DIRECTIVE
The material below should be written out in full and exactly; pictures stay out of the copy.

DATA PROVIDED
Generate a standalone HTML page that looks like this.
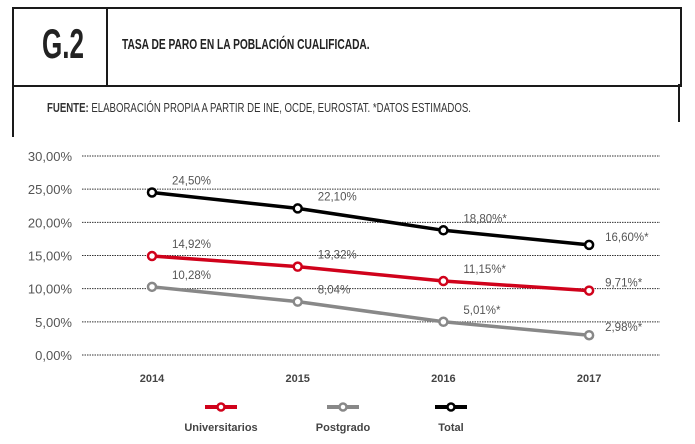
<!DOCTYPE html>
<html><head><meta charset="utf-8"><style>
body{margin:0;width:695px;height:444px;background:#fff;overflow:hidden;font-family:"Liberation Sans Narrow","Liberation Sans",sans-serif;}
.hdr{position:absolute;}
</style></head><body>
<div class="hdr" style="left:12px;top:7px;width:666px;height:76px;border:2px solid #1a1a1a;"></div>
<div class="hdr" style="left:106px;top:7px;width:2px;height:78px;background:#1a1a1a;"></div>
<div class="hdr" style="left:12px;top:84px;width:2px;height:53px;background:#1a1a1a;"></div>
<div class="hdr" style="left:678px;top:84px;width:2px;height:38px;background:#1a1a1a;"></div>
<div class="hdr" style="left:42px;top:20px;font-size:42px;font-weight:bold;color:#222;transform:scaleX(0.62);transform-origin:left;">G.2</div>
<div class="hdr" style="left:122px;top:36px;font-size:15px;font-weight:bold;color:#222;transform:scaleX(0.68);transform-origin:left;white-space:nowrap;">TASA DE PARO EN LA POBLACIÓN CUALIFICADA.</div>
<div class="hdr" style="left:47px;top:100px;font-size:13px;color:#333;transform:scaleX(0.74);transform-origin:left;white-space:nowrap;"><b>FUENTE:</b> ELABORACIÓN PROPIA A PARTIR DE INE, OCDE, EUROSTAT. *DATOS ESTIMADOS.</div>
<svg id="chart" width="695" height="444" style="position:absolute;left:0;top:0"></svg>
<script>
const years=["2014","2015","2016","2017"];
const yTicks=[0,5,10,15,20,25,30];
const yTickLabels=["0,00%","5,00%","10,00%","15,00%","20,00%","25,00%","30,00%"];
const universitarios=[14.92,13.32,11.15,9.71];
const postgrado=[10.28,8.04,5.01,2.98];
const total=[24.5,22.1,18.8,16.6];
const uniLabels=["14,92%","13,32%","11,15%*","9,71%*"];
const postLabels=["10,28%","8,04%","5,01%*","2,98%*"];
const totLabels=["24,50%","22,10%","18,80%*","16,60%*"];
const NS="http://www.w3.org/2000/svg";
const svg=document.getElementById('chart');
const x=i=>152+i*145.7;
const y=v=>355-v*6.633;
function mk(t,a,txt){const e=document.createElementNS(NS,t);for(const k in a)e.setAttribute(k,a[k]);if(txt!==undefined)e.textContent=txt;svg.appendChild(e);return e;}
yTicks.forEach((v,i)=>{
 const g=mk('line',{x1:82,x2:660,y1:y(v),y2:y(v),stroke:'#333','stroke-width':1,'stroke-dasharray':'1.5,1'});
 
 
 const t=mk('text',{x:72,y:y(v)+5,'text-anchor':'end','font-size':13,fill:'#555','font-family':'Liberation Sans, sans-serif'},yTickLabels[i]);
 
 
});
years.forEach((yr,i)=>{
 const t=mk('text',{x:x(i),y:382,'text-anchor':'middle','font-size':11,'font-weight':'bold',fill:'#444','font-family':'Liberation Sans, sans-serif'},yr);
 
 
});
function series(vals,labels,color,name){
 const p=mk('polyline',{points:vals.map((v,i)=>x(i)+','+y(v)).join(' '),fill:'none',stroke:color,'stroke-width':3.5});
 
 
 vals.forEach((v,i)=>{
  const c=mk('circle',{cx:x(i),cy:y(v),r:4,fill:'#fff',stroke:color,'stroke-width':2.5});
  
  
  const last=i===vals.length-1;
  const t=mk('text',{x:x(i)+(last?16:20),y:y(v)+(last?-4:-8),'font-size':11.5,fill:'#555','font-family':'Liberation Sans, sans-serif'},labels[i]);
  
  
 });
}
series(total,totLabels,'#000','total');
series(universitarios,uniLabels,'#d0021b','universitarios');
series(postgrado,postLabels,'#888','postgrado');
[["Universitarios",'#d0021b',221],["Postgrado",'#888',343],["Total",'#000',451]].forEach(([n,c,cx])=>{
 const l=mk('line',{x1:cx-16,x2:cx+16,y1:407,y2:407,stroke:c,'stroke-width':4});
 
 
 const ci=mk('circle',{cx:cx,cy:407,r:3.5,fill:'#fff',stroke:c,'stroke-width':2.5});
 
 
 const t=mk('text',{x:cx,y:431,'text-anchor':'middle','font-size':11,'font-weight':'bold',fill:'#444','font-family':'Liberation Sans, sans-serif'},n);
 
 
});
</script>
</body></html>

WRITTEN REPLY
Generate a standalone HTML page that looks like this.
<!DOCTYPE html>
<html><head><meta charset="utf-8"><style>
body{margin:0;width:695px;height:444px;background:#fff;overflow:hidden;font-family:"Liberation Sans Narrow","Liberation Sans",sans-serif;}
.hdr{position:absolute;}
</style></head><body>
<div class="hdr" style="left:12px;top:7px;width:666px;height:76px;border:2px solid #1a1a1a;"></div>
<div class="hdr" style="left:106px;top:7px;width:2px;height:78px;background:#1a1a1a;"></div>
<div class="hdr" style="left:12px;top:84px;width:2px;height:53px;background:#1a1a1a;"></div>
<div class="hdr" style="left:678px;top:84px;width:2px;height:38px;background:#1a1a1a;"></div>
<div class="hdr" style="left:42px;top:20px;font-size:42px;font-weight:bold;color:#222;transform:scaleX(0.62);transform-origin:left;">G.2</div>
<div class="hdr" style="left:122px;top:36px;font-size:15px;font-weight:bold;color:#222;transform:scaleX(0.68);transform-origin:left;white-space:nowrap;">TASA DE PARO EN LA POBLACIÓN CUALIFICADA.</div>
<div class="hdr" style="left:47px;top:100px;font-size:13px;color:#333;transform:scaleX(0.74);transform-origin:left;white-space:nowrap;"><b>FUENTE:</b> ELABORACIÓN PROPIA A PARTIR DE INE, OCDE, EUROSTAT. *DATOS ESTIMADOS.</div>
<svg id="chart" width="695" height="444" style="position:absolute;left:0;top:0"></svg>
<script>
const years=["2014","2015","2016","2017"];
const yTicks=[0,5,10,15,20,25,30];
const yTickLabels=["0,00%","5,00%","10,00%","15,00%","20,00%","25,00%","30,00%"];
const universitarios=[14.92,13.32,11.15,9.71];
const postgrado=[10.28,8.04,5.01,2.98];
const total=[24.5,22.1,18.8,16.6];
const uniLabels=["14,92%","13,32%","11,15%*","9,71%*"];
const postLabels=["10,28%","8,04%","5,01%*","2,98%*"];
const totLabels=["24,50%","22,10%","18,80%*","16,60%*"];
const NS="http://www.w3.org/2000/svg";
const svg=document.getElementById('chart');
const x=i=>152+i*145.7;
const y=v=>355-v*6.633;
function mk(t,a,txt){const e=document.createElementNS(NS,t);for(const k in a)e.setAttribute(k,a[k]);if(txt!==undefined)e.textContent=txt;svg.appendChild(e);return e;}
yTicks.forEach((v,i)=>{
 const g=mk('line',{x1:82,x2:660,y1:y(v),y2:y(v),stroke:'#333','stroke-width':1,'stroke-dasharray':'1.5,1'});
 
 
 const t=mk('text',{x:72,y:y(v)+5,'text-anchor':'end','font-size':13,fill:'#555','font-family':'Liberation Sans, sans-serif'},yTickLabels[i]);
 
 
});
years.forEach((yr,i)=>{
 const t=mk('text',{x:x(i),y:382,'text-anchor':'middle','font-size':11,'font-weight':'bold',fill:'#444','font-family':'Liberation Sans, sans-serif'},yr);
 
 
});
function series(vals,labels,color,name){
 const p=mk('polyline',{points:vals.map((v,i)=>x(i)+','+y(v)).join(' '),fill:'none',stroke:color,'stroke-width':3.5});
 
 
 vals.forEach((v,i)=>{
  const c=mk('circle',{cx:x(i),cy:y(v),r:4,fill:'#fff',stroke:color,'stroke-width':2.5});
  
  
  const last=i===vals.length-1;
  const t=mk('text',{x:x(i)+(last?16:20),y:y(v)+(last?-4:-8),'font-size':11.5,fill:'#555','font-family':'Liberation Sans, sans-serif'},labels[i]);
  
  
 });
}
series(total,totLabels,'#000','total');
series(universitarios,uniLabels,'#d0021b','universitarios');
series(postgrado,postLabels,'#888','postgrado');
[["Universitarios",'#d0021b',221],["Postgrado",'#888',343],["Total",'#000',451]].forEach(([n,c,cx])=>{
 const l=mk('line',{x1:cx-16,x2:cx+16,y1:407,y2:407,stroke:c,'stroke-width':4});
 
 
 const ci=mk('circle',{cx:cx,cy:407,r:3.5,fill:'#fff',stroke:c,'stroke-width':2.5});
 
 
 const t=mk('text',{x:cx,y:431,'text-anchor':'middle','font-size':11,'font-weight':'bold',fill:'#444','font-family':'Liberation Sans, sans-serif'},n);
 
 
});
</script>
</body></html>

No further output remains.